It's called the Follow the Money Act of 2013, and with Sen. Lisa Murkowski (R-Alaska) signed on as a co-sponsor, it's the first bipartisan piece of Senate legislation to address the growth of super-PACs in the 2010 and 2012 elections. The Sunlight Foundation estimates that super-PACs raised about $840 million in the 2012 election cycle, and spent $630 million of that. So far the legislative response has focused on Rep. Chris van Hollen's (D-MD) DISCLOSE Act, which requires super-PACs and other independent spenders to notify the FEC within 24 hours of an ad buy, to disclose major corporate donors in advertisements, and for corporations to share with shareholders any corporate spending, among other requirements. However, that failed due to the filibuster back in 2010, with no Republicans voting in favor.
What sets the Wyden-Murkowski bill apart? A number of features look familiar to DISCLOSE. The funder and top three donors behind independent expenditure ads will have to disclose their names in the ads they put out. Businesses will not be able to deduct campaign spending for tax purposes. But there are some key differences. Currently, all individual donations above $200 have to be disclosed. The bill would raise that number to $1,000. Most consequentially, the bill requires the FEC to set up a real-time reporting system for independent groups and candidates. Instead of finding out how much Ron Wyden raised for his reelection campaign, and from whom, at the end of every quarter, voters would know the second the donation is made.

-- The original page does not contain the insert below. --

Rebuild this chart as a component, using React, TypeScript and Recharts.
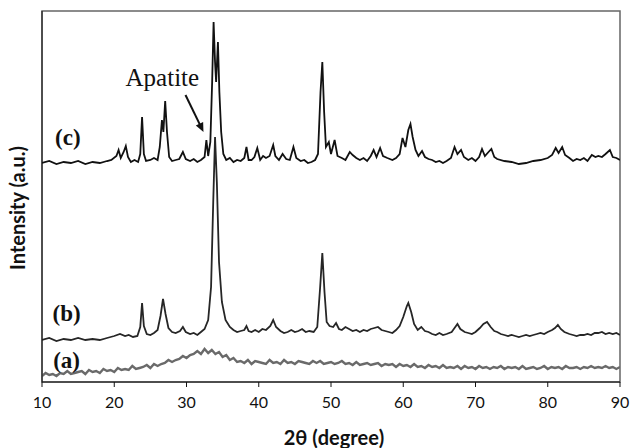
import React from "react";
import {
  LineChart,
  Line,
  XAxis,
  YAxis,
  ReferenceArea,
  ReferenceDot,
  ReferenceLine,
} from "recharts";

// 2θ ticks
const TICKS = [10, 20, 30, 40, 50, 60, 70, 80, 90];

// trace (c) — [2θ, intensity a.u. incl. offset]
const TRACE_C: [number, number][] = [
  [10, 219], [11, 221], [12, 218], [13, 220], [14, 219], [15, 221], [16, 218], [17, 220],
  [18, 219], [19, 221], [19.6, 222], [20.3, 226], [20.6, 232], [20.9, 224], [21.3, 230],
  [21.6, 236], [21.9, 225], [22.3, 220], [22.8, 222], [23.3, 220], [23.6, 228], [23.85, 265],
  [24.1, 228], [24.4, 221], [25, 222], [25.5, 224], [26, 222], [26.3, 235], [26.6, 262],
  [26.8, 250], [27.05, 281], [27.3, 250], [27.6, 225], [28, 221], [28.5, 222], [29, 223],
  [29.5, 230], [29.9, 223], [30.5, 221], [31, 223], [31.5, 220], [32, 222], [32.5, 225],
  [32.75, 242], [33, 226], [33.3, 240], [33.55, 300], [33.75, 360], [33.95, 320], [34.1, 300],
  [34.35, 340], [34.55, 290], [34.8, 250], [35.1, 228], [35.5, 222], [36, 224], [36.5, 220],
  [37, 222], [37.5, 221], [38, 224], [38.3, 235], [38.6, 222], [39, 222], [39.4, 225],
  [39.8, 234], [40.2, 222], [40.6, 226], [41, 224], [41.5, 226], [42, 237], [42.3, 226],
  [42.8, 222], [43.3, 228], [43.8, 223], [44.3, 222], [44.8, 235], [45.2, 224], [45.8, 221],
  [46.3, 222], [46.8, 219], [47.3, 220], [47.8, 222], [48.2, 228], [48.55, 290], [48.8, 320],
  [49.05, 270], [49.3, 235], [49.7, 240], [50, 228], [50.5, 242], [50.9, 226], [51.5, 224],
  [52, 222], [52.6, 230], [53, 227], [53.5, 224], [54, 222], [54.5, 224], [55, 221],
  [55.5, 226], [55.9, 232], [56.3, 225], [56.8, 234], [57.2, 226], [57.8, 224], [58.5, 222],
  [59, 224], [59.5, 228], [59.9, 244], [60.3, 235], [60.7, 252], [61, 258], [61.3, 245],
  [61.7, 232], [62.1, 226], [62.6, 231], [63, 225], [63.5, 223], [64, 222], [64.5, 220],
  [65, 221], [65.5, 219], [66, 221], [66.6, 224], [67.1, 235], [67.5, 228], [68, 232],
  [68.4, 225], [69, 222], [69.5, 224], [70, 221], [70.5, 225], [70.9, 233], [71.3, 226],
  [71.8, 230], [72.2, 233], [72.6, 225], [73, 223], [74, 221], [75, 220], [76, 218],
  [77, 219], [78, 221], [79, 222], [80, 224], [80.6, 227], [81.1, 234], [81.5, 229],
  [82, 235], [82.4, 227], [83, 224], [83.5, 221], [84, 223], [84.5, 222], [85, 224],
  [85.5, 221], [86.1, 227], [86.6, 225], [87, 226], [87.5, 225], [88, 228], [88.6, 232],
  [89, 225], [89.5, 224], [90, 222],
];

// trace (b)
const TRACE_B: [number, number][] = [
  [10, 42], [11, 44], [12, 41], [13, 43], [14, 42], [15, 44], [16, 42], [17, 43], [18, 42],
  [19, 44], [20, 46], [20.8, 48], [21.5, 46], [22, 47], [22.6, 45], [23.2, 46], [23.6, 55],
  [23.85, 79], [24.1, 56], [24.5, 48], [25, 47], [25.5, 49], [26, 52], [26.4, 66],
  [26.75, 83], [27.1, 68], [27.5, 54], [28, 50], [28.5, 49], [29.1, 51], [29.5, 55],
  [29.9, 50], [30.5, 48], [31, 49], [31.5, 47], [32, 50], [32.5, 53], [33, 62], [33.4, 95],
  [33.7, 180], [33.95, 245], [34.2, 200], [34.5, 120], [34.9, 80], [35.4, 62], [36, 55],
  [36.5, 52], [37, 50], [37.5, 51], [38, 52], [38.3, 56], [38.6, 51], [39, 50], [39.5, 52],
  [40, 50], [40.5, 53], [41, 52], [41.6, 56], [42, 62], [42.4, 55], [43, 51], [43.5, 49],
  [44, 50], [44.5, 52], [45, 50], [45.5, 51], [46, 53], [46.5, 50], [47, 51], [47.6, 50],
  [48.1, 55], [48.5, 95], [48.8, 129], [49.1, 90], [49.4, 60], [49.8, 56], [50.3, 55],
  [50.7, 59], [51.1, 53], [51.5, 52], [52, 55], [52.5, 53], [53, 51], [53.5, 52], [54, 50],
  [54.5, 52], [55, 51], [55.5, 53], [56, 54], [56.5, 55], [57, 52], [57.5, 51], [58, 50],
  [58.5, 49], [59, 52], [59.5, 56], [60, 65], [60.5, 76], [60.7, 79], [61.1, 70], [61.5, 58],
  [62, 52], [62.5, 55], [63, 51], [63.5, 50], [64, 48], [64.5, 47], [65, 49], [65.5, 47],
  [66, 48], [66.7, 50], [67.1, 54], [67.5, 58], [67.9, 53], [68.5, 50], [69, 49], [69.5, 48],
  [70, 50], [70.6, 54], [71.1, 58], [71.6, 60], [72.1, 55], [72.6, 51], [73, 50], [73.5, 48],
  [74, 47], [74.5, 46], [75, 47], [75.5, 46], [76, 45], [76.5, 46], [77, 47], [77.5, 46],
  [78, 47], [78.5, 48], [79, 49], [79.5, 48], [80, 50], [80.6, 52], [81, 54], [81.4, 57],
  [81.8, 53], [82.3, 50], [83, 48], [83.5, 47], [84, 46], [84.5, 47], [85, 47], [85.5, 48],
  [86, 47], [86.5, 49], [87, 49], [87.5, 50], [88, 48], [88.5, 49], [89, 48], [89.5, 49],
  [90, 47],
];

// trace (a) — amorphous hump
const TRACE_A: [number, number][] = [
  [10, 6], [10.5, 9], [11, 7], [11.5, 8], [12, 6], [12.5, 9], [13, 8], [13.5, 11], [14, 8],
  [14.5, 9], [15, 10], [15.5, 11], [16, 8], [16.5, 12], [17, 10], [17.5, 11], [18, 9],
  [18.5, 13], [19, 11], [19.5, 12], [20, 10], [20.5, 14], [21, 12], [21.5, 13], [22, 12],
  [22.5, 16], [23, 13], [23.5, 14], [24, 15], [24.5, 17], [25, 14], [25.5, 18], [26, 16],
  [26.5, 18], [27, 19], [27.5, 22], [28, 20], [28.5, 22], [29, 23], [29.5, 26], [30, 24],
  [30.5, 27], [31, 28], [31.5, 31], [32, 28], [32.5, 33], [33, 29], [33.5, 32], [34, 28],
  [34.5, 30], [35, 25], [35.5, 27], [36, 22], [36.5, 24], [37, 20], [37.5, 21], [38, 19],
  [38.5, 22], [39, 18], [39.5, 21], [40, 20], [40.5, 19], [41, 18], [41.5, 22], [42, 19],
  [42.5, 20], [43, 18], [43.5, 22], [44, 19], [44.5, 20], [45, 18], [45.5, 21], [46, 20],
  [46.5, 19], [47, 18], [47.5, 21], [48, 19], [48.5, 21], [49, 18], [49.5, 19], [50, 20],
  [50.5, 18], [51, 19], [51.5, 21], [52, 18], [52.5, 19], [53, 17], [53.5, 20], [54, 17],
  [54.5, 18], [55, 19], [55.5, 17], [56, 18], [56.5, 19], [57, 16], [57.5, 18], [58, 17],
  [58.5, 18], [59, 15], [59.5, 18], [60, 16], [60.5, 17], [61, 15], [61.5, 18], [62, 15],
  [62.5, 16], [63, 14], [63.5, 17], [64, 15], [64.5, 16], [65, 14], [65.5, 17], [66, 14],
  [66.5, 15], [67, 14], [67.5, 16], [68, 13], [68.5, 16], [69, 14], [69.5, 15], [70, 13],
  [70.5, 16], [71, 14], [71.5, 15], [72, 13], [72.5, 15], [73, 14], [73.5, 16], [74, 13],
  [74.5, 15], [75, 14], [75.5, 15], [76, 13], [76.5, 16], [77, 13], [77.5, 14], [78, 15],
  [78.5, 13], [79, 14], [79.5, 16], [80, 13], [80.5, 15], [81, 14], [81.5, 15], [82, 13],
  [82.5, 16], [83, 14], [83.5, 14], [84, 15], [84.5, 13], [85, 15], [85.5, 14], [86, 16],
  [86.5, 14], [87, 15], [87.5, 14], [88, 16], [88.5, 14], [89, 15], [89.5, 13], [90, 15],
];

const toRows = (pts: [number, number][]) => pts.map(([x, v]) => ({ x, v }));

const serif = "'Liberation Serif', 'DejaVu Serif', serif";
const sans = "Lato, 'Open Sans', sans-serif";

const tagLabel = (text: string, size = 18, weight: any = "bold") => (props: any) => (
  <text
    x={props.cx}
    y={props.cy}
    textAnchor="middle"
    dominantBaseline="central"
    fontFamily={serif}
    fontSize={size}
    fontWeight={weight}
    fill="#111"
  >
    {text}
  </text>
);

const arrowShape = (p: any) => {
  const { x1, y1, x2, y2 } = p;
  const ang = Math.atan2(y2 - y1, x2 - x1);
  const len = 10;
  const w = 0.42;
  const ax = x2 - len * Math.cos(ang - w);
  const ay = y2 - len * Math.sin(ang - w);
  const bx = x2 - len * Math.cos(ang + w);
  const by = y2 - len * Math.sin(ang + w);
  return (
    <g>
      <line x1={x1} y1={y1} x2={x2 - 4 * Math.cos(ang)} y2={y2 - 4 * Math.sin(ang)} stroke="#111" strokeWidth={2} />
      <path d={`M${x2},${y2} L${ax},${ay} L${bx},${by} Z`} fill="#111" />
    </g>
  );
};

export default function App() {
  return (
    <div style={{ position: "absolute", left: 0, top: 0, width: 632, height: 448, background: "#fff" }}>
      <LineChart width={632} height={448} margin={{ top: 11, right: 12, left: 8, bottom: 36 }}>
        <XAxis
          type="number"
          dataKey="x"
          domain={[10, 90]}
          ticks={TICKS}
          allowDataOverflow
          stroke="#111"
          tickSize={5}
          tickMargin={10}
          height={30}
          tick={{ fill: "#111", fontSize: 16, fontFamily: sans }}
          label={{
            content: () => (
              <text x={334} y={437} textAnchor="middle" dominantBaseline="central" fontFamily={sans} fontWeight="bold" fontSize={20} fill="#111">
                2θ (degree)
              </text>
            ),
          }}
        />
        <YAxis
          type="number"
          dataKey="v"
          domain={[0, 371]}
          allowDataOverflow
          width={34}
          tick={false}
          tickLine={false}
          stroke="#111"
          label={{
            content: () => (
              <text x={17} y={208} transform="rotate(-90 17 208)" textAnchor="middle" dominantBaseline="central" fontFamily={sans} fontWeight="bold" fontSize={20} fill="#111">
                Intensity (a.u.)
              </text>
            ),
          }}
        />
        <ReferenceArea x1={10} x2={90} y1={0} y2={371} fill="none" stroke="#666" strokeWidth={1.5} />
        <Line data={toRows(TRACE_A)} dataKey="v" type="linear" stroke="#6a6a6a" strokeWidth={2.4} dot={false} isAnimationActive={false} />
        <Line data={toRows(TRACE_B)} dataKey="v" type="linear" stroke="#262626" strokeWidth={1.8} dot={false} isAnimationActive={false} />
        <Line data={toRows(TRACE_C)} dataKey="v" type="linear" stroke="#111" strokeWidth={1.8} dot={false} isAnimationActive={false} />
        <ReferenceDot x={13.57} y={245} r={0} shape={tagLabel("(c)", 23)} />
        <ReferenceDot x={13.4} y={69} r={0} shape={tagLabel("(b)", 23)} />
        <ReferenceDot x={13.4} y={22} r={0} shape={tagLabel("(a)", 23)} />
        <ReferenceDot x={26.66} y={305} r={0} shape={tagLabel("Apatite", 25, "normal")} />
        <ReferenceLine segment={[{ x: 29.86, y: 287 }, { x: 32.35, y: 250 }]} shape={arrowShape} />
      </LineChart>
    </div>
  );
}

That's a big change, and one which both makes donations more conspicuous and increases the amount of information candidates have about their opponents in the course of a campaign. What's more, it's an expansion of what's in van Hollen and Sen. Sheldon Whitehouse's (D-RI) updated version of the DISCLOSE Act. Those require real-time disclosure of independent spending (the FEC has to put spending records online within 48 hours), but not spending by candidate committees. In that way, Wyden-Murkowski is arguably stronger (Whitehouse's office says they're in the process of updating the bill for this session of Congress, so the gaps between them could narrow).
"We're extremely pleased to see their leadership in looking at new and innovative ideas for tackling disclosure," Karen Hobert Flynn, a senior VP at Common Cause, tells me.
But other advocates argue it doesn't do quite what's necessary. Fred Wertheimer, who runs Democracy 21 and is among DC's most respected campaign finance reform advocates, notes that while Whitehouse and van Hollen's bill impose bright-line tests for seeing if something's an independent expenditure, the Wyden-Murkowski bill gives a lot of discretion to the Federal Election Commission in determining who's bound by the bill's dictates. "The FEC is a completely dysfunctional agency that repeatedly refuses to properly interpret and enforce the laws," he says. "So to the extent that you wanted to rely on an agency to decide these questions, the FEC is a failed agency and cannot do the job."
Wertheimer is comparatively more enthusiastic about the Whitehouse legislation. "They do draw the line in the right place, and they'll capture almost all of the disclosure that was evaded in the last election," he says.
Still, Wertheimer's clear he thinks the bill's very existence is encouraging. "It's the first bipartisan disclosure legislation and in particular Senator Murkowski deserves a lot of recognition for becoming the first Republican senator to formally support disclosure legislation in the senate," he says. "But I still think the general approach in the Whitehouse disclosure legislation is necessary in order to get the disclosure that's needed here."